Source data:
>> begin

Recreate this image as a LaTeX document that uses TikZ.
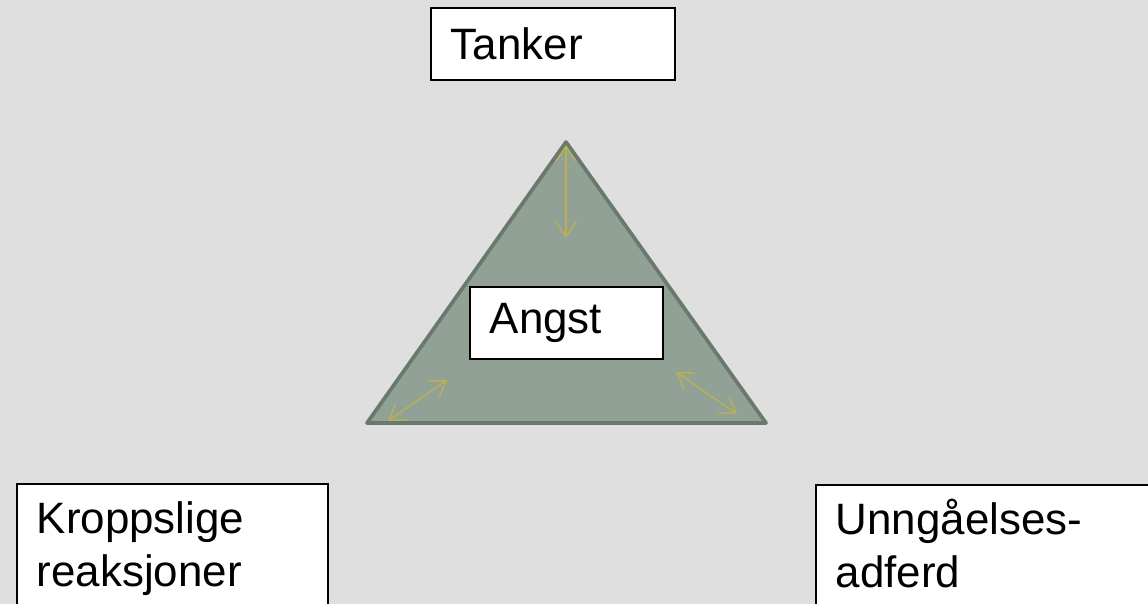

>> end
>> begin

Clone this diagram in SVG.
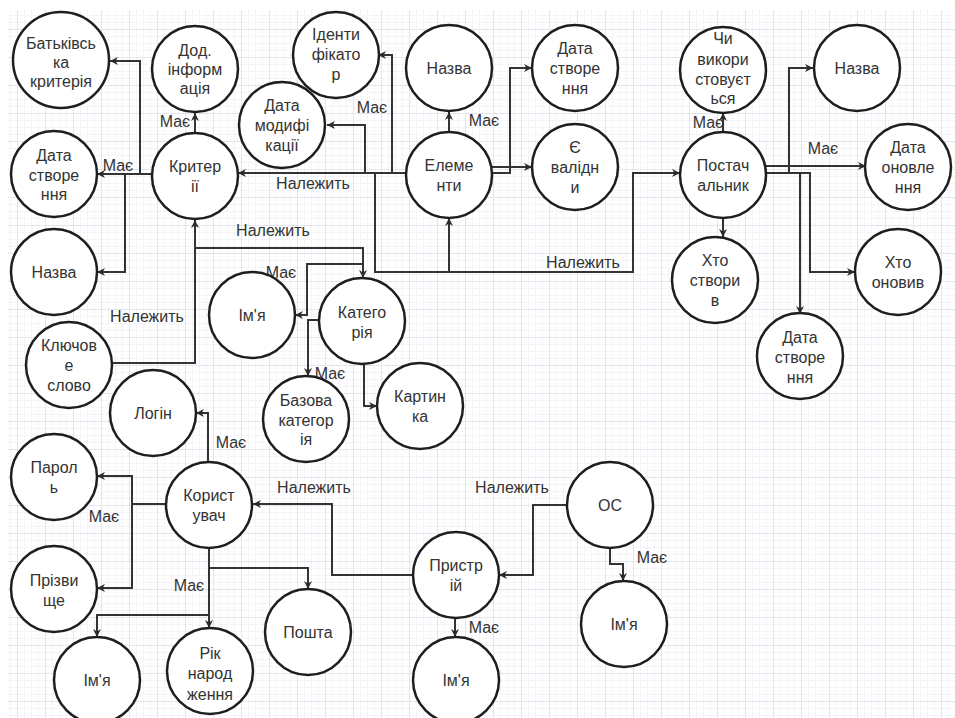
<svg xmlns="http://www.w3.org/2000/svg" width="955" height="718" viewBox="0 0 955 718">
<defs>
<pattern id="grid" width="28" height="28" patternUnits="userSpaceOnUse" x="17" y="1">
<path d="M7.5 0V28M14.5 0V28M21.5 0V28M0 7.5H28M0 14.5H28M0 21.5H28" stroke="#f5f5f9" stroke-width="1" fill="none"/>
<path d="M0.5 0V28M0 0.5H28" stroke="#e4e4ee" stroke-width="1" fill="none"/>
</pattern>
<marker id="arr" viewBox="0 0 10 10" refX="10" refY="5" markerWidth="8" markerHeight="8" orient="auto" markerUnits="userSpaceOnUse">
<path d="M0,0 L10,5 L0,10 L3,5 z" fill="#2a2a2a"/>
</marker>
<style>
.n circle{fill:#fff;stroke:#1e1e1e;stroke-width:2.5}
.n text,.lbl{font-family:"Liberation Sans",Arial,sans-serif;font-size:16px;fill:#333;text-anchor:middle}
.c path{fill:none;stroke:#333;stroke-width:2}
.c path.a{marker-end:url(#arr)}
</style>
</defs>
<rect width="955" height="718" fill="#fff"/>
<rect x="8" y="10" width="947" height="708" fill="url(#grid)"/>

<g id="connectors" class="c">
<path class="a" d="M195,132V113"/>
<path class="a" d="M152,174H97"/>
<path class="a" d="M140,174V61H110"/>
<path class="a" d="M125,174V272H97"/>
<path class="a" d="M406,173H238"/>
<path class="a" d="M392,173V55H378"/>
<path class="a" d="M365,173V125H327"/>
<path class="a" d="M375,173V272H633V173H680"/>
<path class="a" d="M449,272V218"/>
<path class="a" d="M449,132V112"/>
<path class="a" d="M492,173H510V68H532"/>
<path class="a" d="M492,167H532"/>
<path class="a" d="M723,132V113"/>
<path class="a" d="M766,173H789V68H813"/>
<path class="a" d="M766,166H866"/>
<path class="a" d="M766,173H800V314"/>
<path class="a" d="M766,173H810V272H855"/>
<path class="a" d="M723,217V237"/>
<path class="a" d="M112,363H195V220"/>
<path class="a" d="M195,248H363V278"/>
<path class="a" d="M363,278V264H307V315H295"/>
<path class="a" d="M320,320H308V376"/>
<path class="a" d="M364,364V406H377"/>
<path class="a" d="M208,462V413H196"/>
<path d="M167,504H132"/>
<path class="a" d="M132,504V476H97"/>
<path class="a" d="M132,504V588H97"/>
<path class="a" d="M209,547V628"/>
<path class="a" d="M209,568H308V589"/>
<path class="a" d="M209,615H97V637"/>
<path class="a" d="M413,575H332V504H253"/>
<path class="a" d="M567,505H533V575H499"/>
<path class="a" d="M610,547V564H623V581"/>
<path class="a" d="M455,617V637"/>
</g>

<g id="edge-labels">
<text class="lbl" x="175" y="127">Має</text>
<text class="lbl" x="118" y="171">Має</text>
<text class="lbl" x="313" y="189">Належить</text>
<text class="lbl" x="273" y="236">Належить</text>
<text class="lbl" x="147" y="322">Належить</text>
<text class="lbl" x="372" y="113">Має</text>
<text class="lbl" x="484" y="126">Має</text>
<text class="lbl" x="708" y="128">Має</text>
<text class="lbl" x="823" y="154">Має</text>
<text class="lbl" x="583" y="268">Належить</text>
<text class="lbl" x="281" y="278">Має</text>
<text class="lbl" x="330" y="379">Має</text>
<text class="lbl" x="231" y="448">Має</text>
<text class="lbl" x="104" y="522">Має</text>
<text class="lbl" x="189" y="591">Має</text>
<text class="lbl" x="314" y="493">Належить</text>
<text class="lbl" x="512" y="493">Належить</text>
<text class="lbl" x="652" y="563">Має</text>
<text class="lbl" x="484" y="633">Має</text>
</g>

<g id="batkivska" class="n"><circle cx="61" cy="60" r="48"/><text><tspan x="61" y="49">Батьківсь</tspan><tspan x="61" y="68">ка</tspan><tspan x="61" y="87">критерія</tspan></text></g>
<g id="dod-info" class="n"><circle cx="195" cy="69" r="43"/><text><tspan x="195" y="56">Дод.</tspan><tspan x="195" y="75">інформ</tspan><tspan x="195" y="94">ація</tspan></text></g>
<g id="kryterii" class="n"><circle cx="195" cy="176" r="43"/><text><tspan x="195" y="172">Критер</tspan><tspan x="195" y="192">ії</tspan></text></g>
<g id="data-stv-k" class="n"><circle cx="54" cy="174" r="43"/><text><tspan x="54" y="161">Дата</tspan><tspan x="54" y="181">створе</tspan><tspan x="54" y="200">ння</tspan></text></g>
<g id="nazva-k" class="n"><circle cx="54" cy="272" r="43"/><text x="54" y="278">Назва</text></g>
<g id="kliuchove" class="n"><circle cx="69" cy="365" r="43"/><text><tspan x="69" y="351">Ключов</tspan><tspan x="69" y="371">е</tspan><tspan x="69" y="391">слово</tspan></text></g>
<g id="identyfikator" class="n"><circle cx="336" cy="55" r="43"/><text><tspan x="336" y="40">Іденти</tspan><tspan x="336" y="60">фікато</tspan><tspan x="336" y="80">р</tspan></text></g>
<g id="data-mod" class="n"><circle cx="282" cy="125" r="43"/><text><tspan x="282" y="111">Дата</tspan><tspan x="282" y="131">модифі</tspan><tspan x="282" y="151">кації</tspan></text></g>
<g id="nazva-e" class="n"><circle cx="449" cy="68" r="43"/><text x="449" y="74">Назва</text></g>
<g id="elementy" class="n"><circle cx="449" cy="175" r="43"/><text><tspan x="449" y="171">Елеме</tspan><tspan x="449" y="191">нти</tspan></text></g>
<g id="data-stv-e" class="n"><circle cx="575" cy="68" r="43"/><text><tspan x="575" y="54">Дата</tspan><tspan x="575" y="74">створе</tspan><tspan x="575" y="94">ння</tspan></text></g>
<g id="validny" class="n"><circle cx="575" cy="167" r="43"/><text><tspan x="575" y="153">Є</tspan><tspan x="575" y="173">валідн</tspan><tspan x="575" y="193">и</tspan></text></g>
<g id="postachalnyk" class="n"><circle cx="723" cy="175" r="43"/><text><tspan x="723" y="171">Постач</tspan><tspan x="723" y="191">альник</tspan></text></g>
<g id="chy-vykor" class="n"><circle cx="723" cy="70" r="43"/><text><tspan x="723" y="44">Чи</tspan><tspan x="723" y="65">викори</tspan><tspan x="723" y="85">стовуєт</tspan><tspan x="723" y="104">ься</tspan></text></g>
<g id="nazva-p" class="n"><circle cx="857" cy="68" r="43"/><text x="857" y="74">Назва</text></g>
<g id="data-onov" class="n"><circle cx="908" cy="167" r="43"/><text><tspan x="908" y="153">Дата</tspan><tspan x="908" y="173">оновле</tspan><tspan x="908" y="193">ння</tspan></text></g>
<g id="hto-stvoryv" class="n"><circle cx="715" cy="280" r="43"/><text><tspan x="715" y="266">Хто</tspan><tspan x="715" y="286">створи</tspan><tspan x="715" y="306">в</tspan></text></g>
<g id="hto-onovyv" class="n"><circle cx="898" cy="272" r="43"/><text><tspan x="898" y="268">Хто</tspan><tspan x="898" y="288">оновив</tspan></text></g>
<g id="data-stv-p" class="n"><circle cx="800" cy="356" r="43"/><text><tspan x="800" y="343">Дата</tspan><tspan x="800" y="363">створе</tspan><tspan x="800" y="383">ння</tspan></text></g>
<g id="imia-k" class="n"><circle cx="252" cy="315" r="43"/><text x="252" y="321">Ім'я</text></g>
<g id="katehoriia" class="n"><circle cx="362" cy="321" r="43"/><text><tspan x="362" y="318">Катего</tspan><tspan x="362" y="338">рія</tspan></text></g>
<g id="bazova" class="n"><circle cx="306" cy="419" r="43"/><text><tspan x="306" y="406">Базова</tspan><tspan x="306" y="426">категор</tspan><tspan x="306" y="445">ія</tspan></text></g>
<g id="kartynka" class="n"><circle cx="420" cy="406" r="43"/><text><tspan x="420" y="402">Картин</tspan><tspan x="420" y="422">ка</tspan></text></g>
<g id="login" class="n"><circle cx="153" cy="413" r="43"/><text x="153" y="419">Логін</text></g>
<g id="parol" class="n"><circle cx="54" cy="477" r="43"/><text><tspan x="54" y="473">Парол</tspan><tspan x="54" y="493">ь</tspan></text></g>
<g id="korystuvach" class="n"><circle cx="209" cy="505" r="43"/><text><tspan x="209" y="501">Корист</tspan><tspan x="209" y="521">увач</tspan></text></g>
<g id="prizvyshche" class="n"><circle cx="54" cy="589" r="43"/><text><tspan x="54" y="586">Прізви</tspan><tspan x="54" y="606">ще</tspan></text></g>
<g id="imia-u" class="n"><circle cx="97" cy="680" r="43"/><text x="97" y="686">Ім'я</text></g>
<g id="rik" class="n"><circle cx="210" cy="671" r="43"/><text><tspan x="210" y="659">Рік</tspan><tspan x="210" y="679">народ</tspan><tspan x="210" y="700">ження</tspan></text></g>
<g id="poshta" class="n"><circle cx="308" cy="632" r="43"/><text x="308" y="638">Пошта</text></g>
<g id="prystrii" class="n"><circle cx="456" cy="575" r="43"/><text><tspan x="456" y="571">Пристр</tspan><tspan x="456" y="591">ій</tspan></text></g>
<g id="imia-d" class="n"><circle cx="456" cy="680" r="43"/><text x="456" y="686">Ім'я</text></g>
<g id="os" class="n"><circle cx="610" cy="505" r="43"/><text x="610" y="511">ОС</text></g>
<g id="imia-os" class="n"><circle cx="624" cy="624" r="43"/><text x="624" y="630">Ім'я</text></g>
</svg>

>> end

Go through the listing above line by line and say how many lines hold the word "this". Reply with that number only.

2